Below is some material; set it all down exactly, apart from the pictures.
** begin **
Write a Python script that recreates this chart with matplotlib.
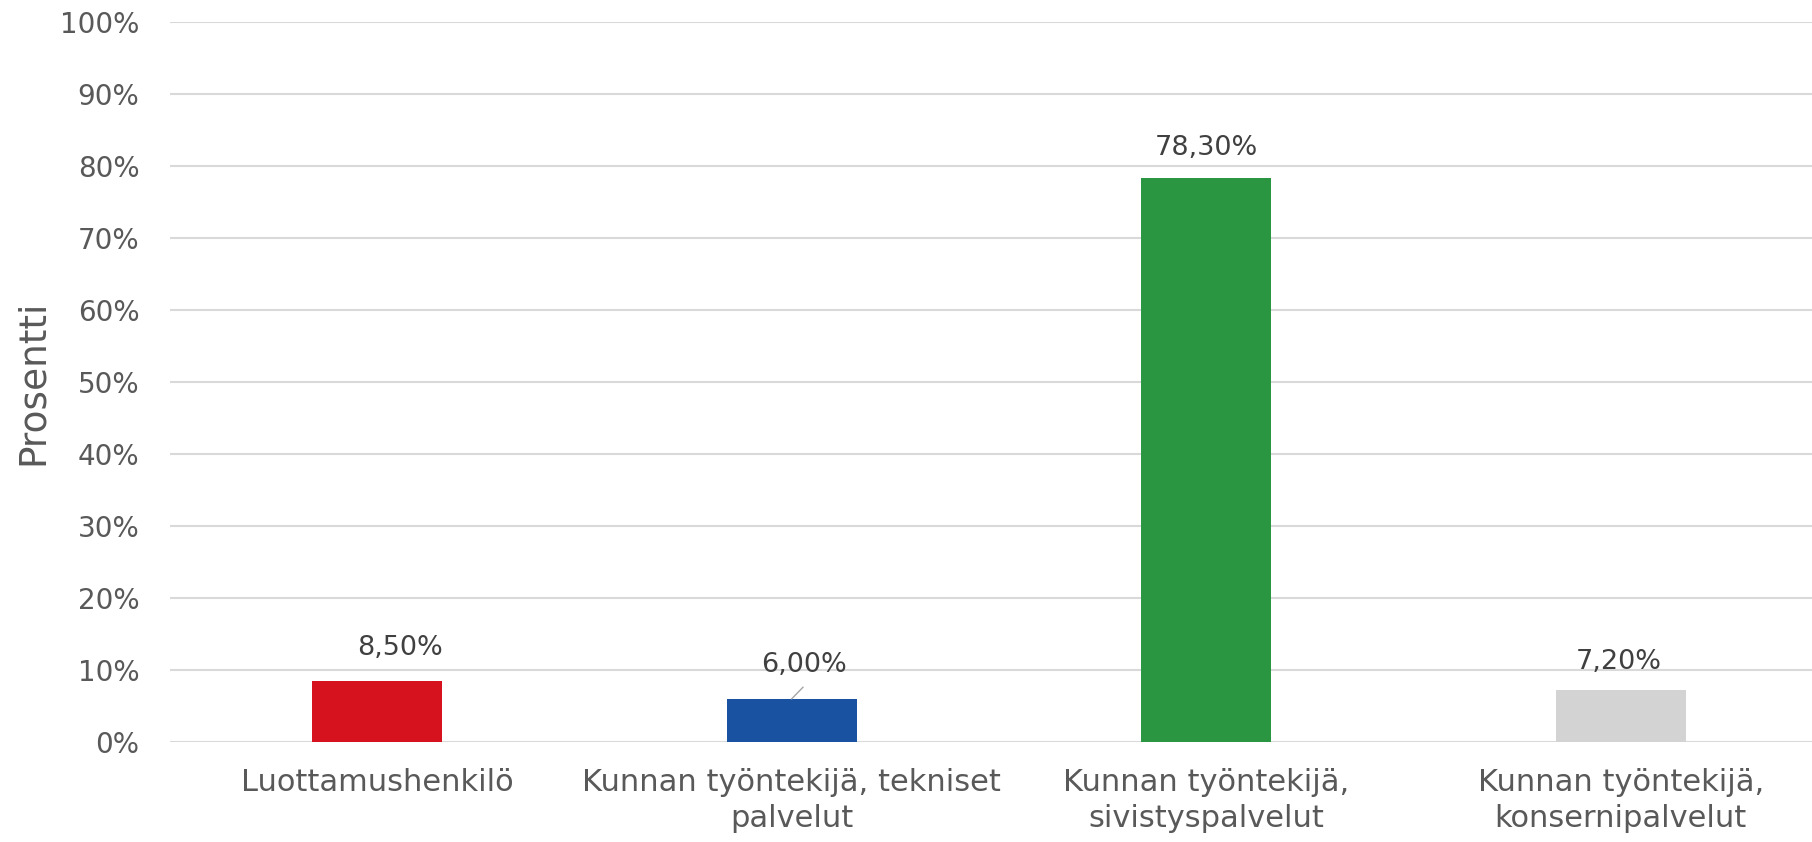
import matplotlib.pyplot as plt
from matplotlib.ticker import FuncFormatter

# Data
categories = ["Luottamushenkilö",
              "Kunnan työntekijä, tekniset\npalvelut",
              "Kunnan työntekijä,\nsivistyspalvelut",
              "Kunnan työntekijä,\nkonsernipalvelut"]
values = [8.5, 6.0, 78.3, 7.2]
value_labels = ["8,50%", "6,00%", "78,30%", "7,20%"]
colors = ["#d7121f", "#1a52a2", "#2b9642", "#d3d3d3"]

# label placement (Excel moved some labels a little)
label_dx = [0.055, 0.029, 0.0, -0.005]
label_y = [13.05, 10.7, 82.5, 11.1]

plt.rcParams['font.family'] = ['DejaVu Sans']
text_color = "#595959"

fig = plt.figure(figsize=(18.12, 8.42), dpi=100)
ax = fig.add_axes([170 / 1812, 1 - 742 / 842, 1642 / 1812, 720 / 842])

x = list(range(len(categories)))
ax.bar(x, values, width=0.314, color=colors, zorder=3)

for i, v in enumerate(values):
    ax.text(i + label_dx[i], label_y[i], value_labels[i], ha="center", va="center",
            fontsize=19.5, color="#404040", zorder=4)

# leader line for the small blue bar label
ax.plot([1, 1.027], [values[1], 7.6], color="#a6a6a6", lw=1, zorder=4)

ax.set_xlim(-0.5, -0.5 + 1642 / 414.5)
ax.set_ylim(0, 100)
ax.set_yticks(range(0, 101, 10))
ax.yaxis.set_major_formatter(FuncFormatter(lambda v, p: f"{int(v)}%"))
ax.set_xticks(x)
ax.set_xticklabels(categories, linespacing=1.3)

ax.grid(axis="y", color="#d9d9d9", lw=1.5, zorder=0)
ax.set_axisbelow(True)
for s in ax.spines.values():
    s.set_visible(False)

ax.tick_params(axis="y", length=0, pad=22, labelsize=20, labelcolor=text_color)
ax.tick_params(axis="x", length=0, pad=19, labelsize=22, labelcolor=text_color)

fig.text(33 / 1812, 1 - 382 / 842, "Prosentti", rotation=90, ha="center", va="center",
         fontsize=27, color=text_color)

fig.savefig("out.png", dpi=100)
** end **
## RIGHT ANSWER
Write a Python script that recreates this chart with matplotlib.
import matplotlib.pyplot as plt
from matplotlib.ticker import FuncFormatter

# Data
categories = ["Luottamushenkilö",
              "Kunnan työntekijä, tekniset\npalvelut",
              "Kunnan työntekijä,\nsivistyspalvelut",
              "Kunnan työntekijä,\nkonsernipalvelut"]
values = [8.5, 6.0, 78.3, 7.2]
value_labels = ["8,50%", "6,00%", "78,30%", "7,20%"]
colors = ["#d7121f", "#1a52a2", "#2b9642", "#d3d3d3"]

# label placement (Excel moved some labels a little)
label_dx = [0.055, 0.029, 0.0, -0.005]
label_y = [13.05, 10.7, 82.5, 11.1]

plt.rcParams['font.family'] = ['DejaVu Sans']
text_color = "#595959"

fig = plt.figure(figsize=(18.12, 8.42), dpi=100)
ax = fig.add_axes([170 / 1812, 1 - 742 / 842, 1642 / 1812, 720 / 842])

x = list(range(len(categories)))
ax.bar(x, values, width=0.314, color=colors, zorder=3)

for i, v in enumerate(values):
    ax.text(i + label_dx[i], label_y[i], value_labels[i], ha="center", va="center",
            fontsize=19.5, color="#404040", zorder=4)

# leader line for the small blue bar label
ax.plot([1, 1.027], [values[1], 7.6], color="#a6a6a6", lw=1, zorder=4)

ax.set_xlim(-0.5, -0.5 + 1642 / 414.5)
ax.set_ylim(0, 100)
ax.set_yticks(range(0, 101, 10))
ax.yaxis.set_major_formatter(FuncFormatter(lambda v, p: f"{int(v)}%"))
ax.set_xticks(x)
ax.set_xticklabels(categories, linespacing=1.3)

ax.grid(axis="y", color="#d9d9d9", lw=1.5, zorder=0)
ax.set_axisbelow(True)
for s in ax.spines.values():
    s.set_visible(False)

ax.tick_params(axis="y", length=0, pad=22, labelsize=20, labelcolor=text_color)
ax.tick_params(axis="x", length=0, pad=19, labelsize=22, labelcolor=text_color)

fig.text(33 / 1812, 1 - 382 / 842, "Prosentti", rotation=90, ha="center", va="center",
         fontsize=27, color=text_color)

fig.savefig("out.png", dpi=100)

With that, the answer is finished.